Task details:
Only the lines from the start of the material through the line containing "const obsPress = [0.2];" are to be extracted, exactly as they appear.

Dataset section:
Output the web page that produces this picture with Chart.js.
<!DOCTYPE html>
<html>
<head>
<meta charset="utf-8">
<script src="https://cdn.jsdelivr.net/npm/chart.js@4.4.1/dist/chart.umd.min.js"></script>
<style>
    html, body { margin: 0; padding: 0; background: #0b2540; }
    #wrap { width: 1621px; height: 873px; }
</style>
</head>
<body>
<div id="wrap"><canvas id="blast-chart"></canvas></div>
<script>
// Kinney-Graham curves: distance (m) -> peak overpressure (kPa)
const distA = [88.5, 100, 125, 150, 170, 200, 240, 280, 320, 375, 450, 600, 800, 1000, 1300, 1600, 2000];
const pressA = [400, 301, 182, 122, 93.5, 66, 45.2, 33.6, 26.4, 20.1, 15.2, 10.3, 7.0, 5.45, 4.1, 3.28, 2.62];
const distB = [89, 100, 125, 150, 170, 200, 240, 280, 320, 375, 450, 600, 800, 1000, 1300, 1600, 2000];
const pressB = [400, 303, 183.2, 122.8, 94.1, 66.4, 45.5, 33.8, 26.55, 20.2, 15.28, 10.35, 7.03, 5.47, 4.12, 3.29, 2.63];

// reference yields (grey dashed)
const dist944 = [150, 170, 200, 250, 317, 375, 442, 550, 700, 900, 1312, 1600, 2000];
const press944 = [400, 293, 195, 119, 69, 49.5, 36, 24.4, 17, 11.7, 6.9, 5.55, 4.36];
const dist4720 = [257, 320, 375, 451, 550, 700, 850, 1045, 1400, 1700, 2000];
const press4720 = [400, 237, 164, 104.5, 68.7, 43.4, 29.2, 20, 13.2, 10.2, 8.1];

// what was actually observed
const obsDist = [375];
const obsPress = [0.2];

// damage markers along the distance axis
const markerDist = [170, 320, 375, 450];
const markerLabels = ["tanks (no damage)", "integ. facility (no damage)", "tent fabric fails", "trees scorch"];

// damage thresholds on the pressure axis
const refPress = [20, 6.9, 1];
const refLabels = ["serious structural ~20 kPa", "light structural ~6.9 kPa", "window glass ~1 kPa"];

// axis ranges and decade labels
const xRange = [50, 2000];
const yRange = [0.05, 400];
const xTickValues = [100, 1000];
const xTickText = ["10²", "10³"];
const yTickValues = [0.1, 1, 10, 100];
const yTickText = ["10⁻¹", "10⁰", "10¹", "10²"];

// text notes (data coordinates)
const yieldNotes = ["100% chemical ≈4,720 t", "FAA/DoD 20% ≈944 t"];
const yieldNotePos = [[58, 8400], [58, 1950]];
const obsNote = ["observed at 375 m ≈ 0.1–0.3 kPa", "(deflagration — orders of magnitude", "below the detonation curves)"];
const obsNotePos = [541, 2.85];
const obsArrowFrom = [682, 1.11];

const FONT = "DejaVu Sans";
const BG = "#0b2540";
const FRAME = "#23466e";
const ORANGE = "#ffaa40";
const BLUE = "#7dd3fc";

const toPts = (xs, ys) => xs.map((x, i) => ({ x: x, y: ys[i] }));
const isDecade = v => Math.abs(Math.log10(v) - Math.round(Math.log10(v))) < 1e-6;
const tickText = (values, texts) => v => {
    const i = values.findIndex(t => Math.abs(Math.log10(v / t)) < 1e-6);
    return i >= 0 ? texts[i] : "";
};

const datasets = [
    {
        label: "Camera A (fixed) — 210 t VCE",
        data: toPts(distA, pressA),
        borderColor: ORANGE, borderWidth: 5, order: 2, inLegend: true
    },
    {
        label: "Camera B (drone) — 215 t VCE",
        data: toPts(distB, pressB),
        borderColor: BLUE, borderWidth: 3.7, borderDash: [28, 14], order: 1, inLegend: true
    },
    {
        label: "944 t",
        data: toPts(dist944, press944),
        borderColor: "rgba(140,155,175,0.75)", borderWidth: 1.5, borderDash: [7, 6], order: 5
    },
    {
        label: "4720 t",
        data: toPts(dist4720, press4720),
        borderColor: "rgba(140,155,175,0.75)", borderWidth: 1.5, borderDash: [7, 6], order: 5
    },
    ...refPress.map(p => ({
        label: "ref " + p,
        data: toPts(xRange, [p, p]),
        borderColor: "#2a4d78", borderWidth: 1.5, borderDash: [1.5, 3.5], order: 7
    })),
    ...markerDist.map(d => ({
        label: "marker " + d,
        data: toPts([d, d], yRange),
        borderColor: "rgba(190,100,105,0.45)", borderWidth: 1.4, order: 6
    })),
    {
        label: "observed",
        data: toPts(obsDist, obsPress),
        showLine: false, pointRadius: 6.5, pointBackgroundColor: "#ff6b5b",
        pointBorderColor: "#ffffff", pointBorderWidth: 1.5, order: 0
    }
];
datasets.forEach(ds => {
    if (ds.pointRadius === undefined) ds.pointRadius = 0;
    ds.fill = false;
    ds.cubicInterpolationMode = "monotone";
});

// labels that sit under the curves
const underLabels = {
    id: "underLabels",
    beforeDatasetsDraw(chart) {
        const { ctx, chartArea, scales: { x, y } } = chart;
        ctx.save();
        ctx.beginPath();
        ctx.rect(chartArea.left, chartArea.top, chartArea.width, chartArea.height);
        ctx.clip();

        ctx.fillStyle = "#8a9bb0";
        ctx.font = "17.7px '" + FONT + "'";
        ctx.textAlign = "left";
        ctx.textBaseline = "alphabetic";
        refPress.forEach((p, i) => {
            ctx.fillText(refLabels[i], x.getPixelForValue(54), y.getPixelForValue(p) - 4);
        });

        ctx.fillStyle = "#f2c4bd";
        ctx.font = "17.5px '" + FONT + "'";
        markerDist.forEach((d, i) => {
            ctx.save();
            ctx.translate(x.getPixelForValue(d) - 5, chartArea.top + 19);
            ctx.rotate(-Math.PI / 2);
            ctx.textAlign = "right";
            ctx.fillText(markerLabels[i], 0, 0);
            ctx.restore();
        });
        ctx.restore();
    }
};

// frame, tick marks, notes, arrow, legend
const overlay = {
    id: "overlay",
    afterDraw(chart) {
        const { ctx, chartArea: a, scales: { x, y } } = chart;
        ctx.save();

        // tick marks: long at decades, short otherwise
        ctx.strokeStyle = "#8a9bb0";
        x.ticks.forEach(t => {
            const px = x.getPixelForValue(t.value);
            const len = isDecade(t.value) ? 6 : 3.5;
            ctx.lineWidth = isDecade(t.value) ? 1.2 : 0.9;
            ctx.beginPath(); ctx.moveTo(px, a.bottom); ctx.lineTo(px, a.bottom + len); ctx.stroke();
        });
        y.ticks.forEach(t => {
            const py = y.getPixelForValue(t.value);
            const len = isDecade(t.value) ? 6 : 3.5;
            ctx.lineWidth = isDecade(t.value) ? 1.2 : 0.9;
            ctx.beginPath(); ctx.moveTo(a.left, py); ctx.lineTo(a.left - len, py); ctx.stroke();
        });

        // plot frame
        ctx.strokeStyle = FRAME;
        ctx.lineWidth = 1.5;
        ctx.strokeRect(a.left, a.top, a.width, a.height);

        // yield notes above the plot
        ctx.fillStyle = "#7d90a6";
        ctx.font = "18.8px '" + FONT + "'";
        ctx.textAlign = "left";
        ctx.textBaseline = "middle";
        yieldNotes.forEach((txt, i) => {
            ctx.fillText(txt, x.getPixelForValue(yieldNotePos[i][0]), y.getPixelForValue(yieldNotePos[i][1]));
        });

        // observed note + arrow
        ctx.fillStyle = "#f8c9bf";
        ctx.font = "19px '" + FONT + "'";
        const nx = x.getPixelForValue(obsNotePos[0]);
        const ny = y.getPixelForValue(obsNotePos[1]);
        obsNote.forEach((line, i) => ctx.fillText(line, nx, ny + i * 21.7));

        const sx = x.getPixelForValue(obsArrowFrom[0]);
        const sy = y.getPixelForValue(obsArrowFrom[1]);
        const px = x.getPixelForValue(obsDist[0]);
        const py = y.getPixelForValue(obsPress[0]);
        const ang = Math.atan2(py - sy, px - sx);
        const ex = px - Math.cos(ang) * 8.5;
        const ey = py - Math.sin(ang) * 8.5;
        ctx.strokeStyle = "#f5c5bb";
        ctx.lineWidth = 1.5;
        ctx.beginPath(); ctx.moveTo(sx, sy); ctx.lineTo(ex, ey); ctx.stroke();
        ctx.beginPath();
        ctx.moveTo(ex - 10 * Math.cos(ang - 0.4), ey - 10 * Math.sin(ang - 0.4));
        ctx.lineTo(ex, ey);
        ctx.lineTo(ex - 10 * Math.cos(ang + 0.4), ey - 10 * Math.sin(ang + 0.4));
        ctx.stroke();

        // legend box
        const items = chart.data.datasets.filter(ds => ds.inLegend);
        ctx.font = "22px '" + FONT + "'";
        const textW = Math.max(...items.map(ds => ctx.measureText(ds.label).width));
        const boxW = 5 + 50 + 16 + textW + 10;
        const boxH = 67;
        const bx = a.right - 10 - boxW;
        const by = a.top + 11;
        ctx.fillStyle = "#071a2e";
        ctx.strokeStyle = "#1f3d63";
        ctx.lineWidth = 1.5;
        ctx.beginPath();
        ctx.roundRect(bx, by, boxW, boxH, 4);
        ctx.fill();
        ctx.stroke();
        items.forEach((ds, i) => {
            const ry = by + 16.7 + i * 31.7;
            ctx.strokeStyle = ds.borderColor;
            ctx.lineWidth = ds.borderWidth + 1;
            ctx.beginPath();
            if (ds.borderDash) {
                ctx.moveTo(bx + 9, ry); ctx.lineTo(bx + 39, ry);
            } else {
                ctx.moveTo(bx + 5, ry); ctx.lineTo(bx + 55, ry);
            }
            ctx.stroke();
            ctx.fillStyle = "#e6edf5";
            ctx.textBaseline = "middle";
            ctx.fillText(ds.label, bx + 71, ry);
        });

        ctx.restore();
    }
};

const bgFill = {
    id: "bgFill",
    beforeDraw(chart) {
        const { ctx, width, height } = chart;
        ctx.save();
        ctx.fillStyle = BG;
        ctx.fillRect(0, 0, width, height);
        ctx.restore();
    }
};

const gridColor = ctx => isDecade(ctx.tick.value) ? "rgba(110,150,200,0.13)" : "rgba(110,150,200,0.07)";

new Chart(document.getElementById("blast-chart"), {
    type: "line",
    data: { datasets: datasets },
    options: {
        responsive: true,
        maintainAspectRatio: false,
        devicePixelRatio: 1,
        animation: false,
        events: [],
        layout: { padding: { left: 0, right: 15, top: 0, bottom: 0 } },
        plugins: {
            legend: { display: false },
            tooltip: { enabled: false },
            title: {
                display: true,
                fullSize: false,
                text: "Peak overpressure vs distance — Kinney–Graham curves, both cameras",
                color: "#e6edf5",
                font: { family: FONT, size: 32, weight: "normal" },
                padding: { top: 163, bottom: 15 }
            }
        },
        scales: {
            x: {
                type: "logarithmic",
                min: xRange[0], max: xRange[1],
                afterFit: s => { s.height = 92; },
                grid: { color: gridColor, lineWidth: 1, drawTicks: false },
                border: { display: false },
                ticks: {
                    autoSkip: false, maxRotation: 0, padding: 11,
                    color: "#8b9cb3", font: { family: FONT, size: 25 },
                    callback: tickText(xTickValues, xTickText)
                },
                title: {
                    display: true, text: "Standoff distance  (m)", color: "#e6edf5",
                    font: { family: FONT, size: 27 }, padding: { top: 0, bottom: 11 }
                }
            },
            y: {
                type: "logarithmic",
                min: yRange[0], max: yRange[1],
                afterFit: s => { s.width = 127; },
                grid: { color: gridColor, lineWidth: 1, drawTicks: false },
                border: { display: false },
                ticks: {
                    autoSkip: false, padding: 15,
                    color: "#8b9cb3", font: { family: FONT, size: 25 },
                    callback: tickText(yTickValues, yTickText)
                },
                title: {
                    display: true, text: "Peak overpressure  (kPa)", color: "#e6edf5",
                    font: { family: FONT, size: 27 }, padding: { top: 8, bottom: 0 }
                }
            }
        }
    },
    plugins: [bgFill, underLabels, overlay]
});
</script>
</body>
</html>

Problem solution:
Output the web page that produces this picture with Chart.js.
<!DOCTYPE html>
<html>
<head>
<meta charset="utf-8">
<script src="https://cdn.jsdelivr.net/npm/chart.js@4.4.1/dist/chart.umd.min.js"></script>
<style>
    html, body { margin: 0; padding: 0; background: #0b2540; }
    #wrap { width: 1621px; height: 873px; }
</style>
</head>
<body>
<div id="wrap"><canvas id="blast-chart"></canvas></div>
<script>
// Kinney-Graham curves: distance (m) -> peak overpressure (kPa)
const distA = [88.5, 100, 125, 150, 170, 200, 240, 280, 320, 375, 450, 600, 800, 1000, 1300, 1600, 2000];
const pressA = [400, 301, 182, 122, 93.5, 66, 45.2, 33.6, 26.4, 20.1, 15.2, 10.3, 7.0, 5.45, 4.1, 3.28, 2.62];
const distB = [89, 100, 125, 150, 170, 200, 240, 280, 320, 375, 450, 600, 800, 1000, 1300, 1600, 2000];
const pressB = [400, 303, 183.2, 122.8, 94.1, 66.4, 45.5, 33.8, 26.55, 20.2, 15.28, 10.35, 7.03, 5.47, 4.12, 3.29, 2.63];

// reference yields (grey dashed)
const dist944 = [150, 170, 200, 250, 317, 375, 442, 550, 700, 900, 1312, 1600, 2000];
const press944 = [400, 293, 195, 119, 69, 49.5, 36, 24.4, 17, 11.7, 6.9, 5.55, 4.36];
const dist4720 = [257, 320, 375, 451, 550, 700, 850, 1045, 1400, 1700, 2000];
const press4720 = [400, 237, 164, 104.5, 68.7, 43.4, 29.2, 20, 13.2, 10.2, 8.1];

// what was actually observed
const obsDist = [375];
const obsPress = [0.2];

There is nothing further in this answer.